Esos dos momentos, el castigo a Casandra por rechazar a Apolo y la inevitabilidad de la Guerra de Troya, vista por ella en el momento en que Paris y Helena se conocen, adornaban la sala de banquetes de un poderoso romano cuando la furia del Vesubio lo sepultó todo. Seducción, rechazo, venganza, enamoramiento, traición, guerra: todo está ahí, detenido en el tiempo bajo la protección de las volcánicas cenizas, como si no hubieran desfilado los siglos y todo hubiera sucedido ayer.

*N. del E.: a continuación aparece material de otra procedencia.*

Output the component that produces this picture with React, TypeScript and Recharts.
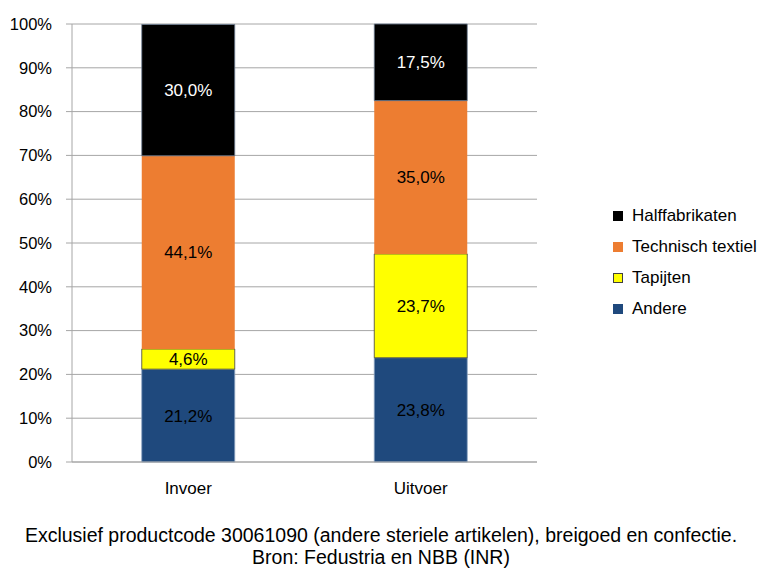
import { BarChart, Bar, XAxis, YAxis, CartesianGrid, LabelList } from 'recharts';

const categories = ['Invoer', 'Uitvoer'];
const andere = [21.2, 23.8];
const tapijten = [4.6, 23.7];
const technisch = [44.1, 35.0];
const halffabrikaten = [30.0, 17.5];
const yTicks = [0, 10, 20, 30, 40, 50, 60, 70, 80, 90, 100];

const chartData = categories.map((name, i) => ({
  name,
  idx: i + 0.5,
  andere: andere[i],
  tapijten: tapijten[i],
  technisch: technisch[i],
  halffabrikaten: halffabrikaten[i],
}));

// category boundaries for the small ticks under the x axis
const boundaryTicks = categories.map((_, i) => i + 1);

const series = [
  { key: 'andere', name: 'Andere', color: '#1f497d', stroke: '#8aa2c0', label: '#000' },
  { key: 'tapijten', name: 'Tapijten', color: '#ffff00', stroke: '#404040', label: '#000' },
  { key: 'technisch', name: 'Technisch textiel', color: '#ed7d31', stroke: 'none', label: '#000' },
  { key: 'halffabrikaten', name: 'Halffabrikaten', color: '#000000', stroke: '#6f7f94', label: '#fff' },
];

const FONT = '"Liberation Sans", Arial, sans-serif';
const fmt = (v: number) => `${v.toFixed(1).replace('.', ',')}%`;

function LegendBox() {
  const items = [...series].reverse();
  return (
    <div style={{ position: 'absolute', left: 613, top: 200, fontFamily: FONT, fontSize: 17, color: '#000' }}>
      {items.map((it) => (
        <div key={it.key} style={{ display: 'flex', alignItems: 'center', height: 31 }}>
          <span
            style={{
              display: 'inline-block',
              boxSizing: 'border-box',
              width: 10,
              height: 10,
              background: it.color,
              border: it.key === 'tapijten' ? '1px solid #404040' : 'none',
              marginRight: 9,
            }}
          />
          {it.name}
        </div>
      ))}
    </div>
  );
}

export default function App() {
  return (
    <div style={{ position: 'absolute', left: 0, top: 0, width: 762, height: 570, background: '#fff' }}>
      <BarChart
        width={762}
        height={510}
        data={chartData}
        margin={{ top: 24, right: 225, left: 0, bottom: 0 }}
        barCategoryGap="30%"
      >
        <CartesianGrid vertical={false} stroke="#a6a6a6" />
        <XAxis
          dataKey="name"
          height={48}
          tickSize={0}
          tickMargin={20}
          stroke="#a6a6a6"
          tick={{ fill: '#000', fontSize: 17, fontFamily: FONT }}
        />
        <XAxis
          xAxisId="bounds"
          type="number"
          dataKey="idx"
          domain={[0, categories.length]}
          ticks={boundaryTicks}
          height={0}
          tickSize={5}
          axisLine={false}
          tick={false}
          stroke="#a6a6a6"
        />
        <YAxis
          width={72}
          domain={[0, 100]}
          ticks={yTicks}
          interval={0}
          tickSize={6}
          tickMargin={14}
          stroke="#a6a6a6"
          tickFormatter={(v) => `${v}%`}
          tick={{ fill: '#000', fontSize: 16.5, fontFamily: FONT }}
        />
        {series.map((s) => (
          <Bar
            key={s.key}
            dataKey={s.key}
            name={s.name}
            stackId="a"
            fill={s.color}
            stroke={s.stroke}
            strokeWidth={s.stroke === 'none' ? 0 : 0.8}
            isAnimationActive={false}
          >
            <LabelList
              dataKey={s.key}
              position="center"
              formatter={fmt}
              fill={s.label}
              stroke="none"
              fontSize={17}
              fontFamily={FONT}
            />
          </Bar>
        ))}
      </BarChart>
      <LegendBox />
      <div
        style={{
          fontFamily: FONT,
          fontSize: 19.5,
          textAlign: 'center',
          lineHeight: '22px',
          color: '#000',
          marginTop: 14,
        }}
      >
        Exclusief productcode 30061090 (andere steriele artikelen), breigoed en confectie.
        <br />
        Bron: Fedustria en NBB (INR)
      </div>
    </div>
  );
}
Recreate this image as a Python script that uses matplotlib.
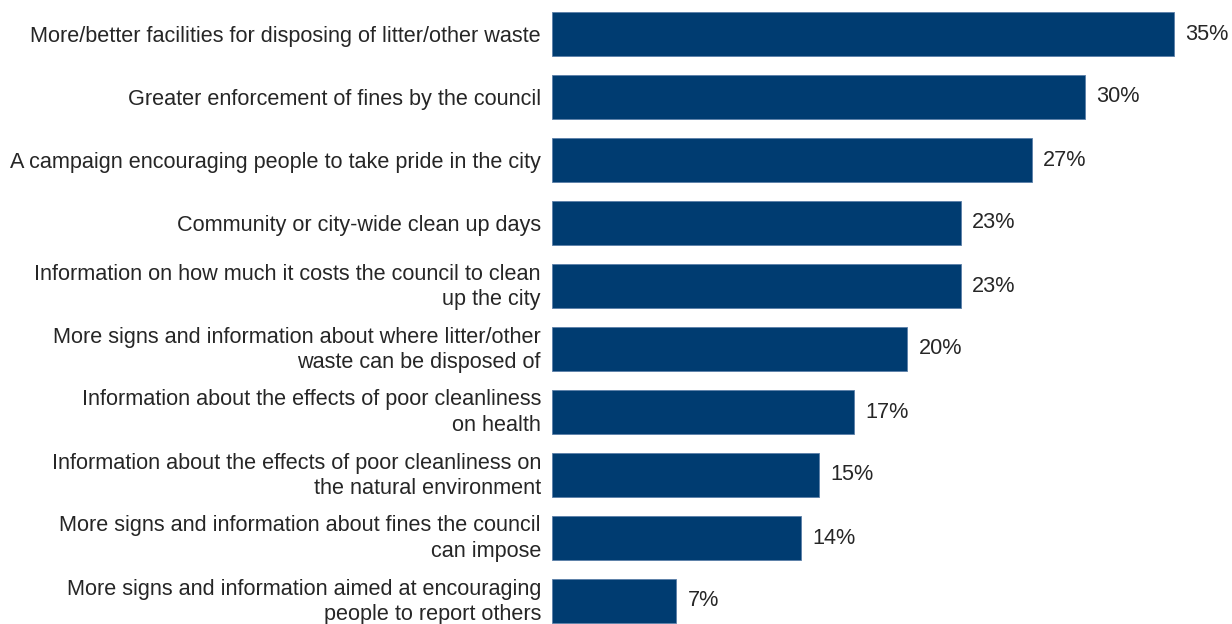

Y algo más, una presencia enigmática y central en el espacio que separa a Helena de Paris, acaso un poco antes de la inevitabilidad, tal vez deteniendo el alud del destino: se trata del perro de Paris, un perro pastor, un mastín originario de la Antigua Grecia cuya raza, molossus, se ha extinguido ya. Es una raza mencionada por Virgilio y Aristóteles por su fiereza, pero al perro moloso del fresco de Pompeya se le ve preocupado: acaso algo sabía, como Casandra, algo que ni toda la fiereza del mundo podía combatir.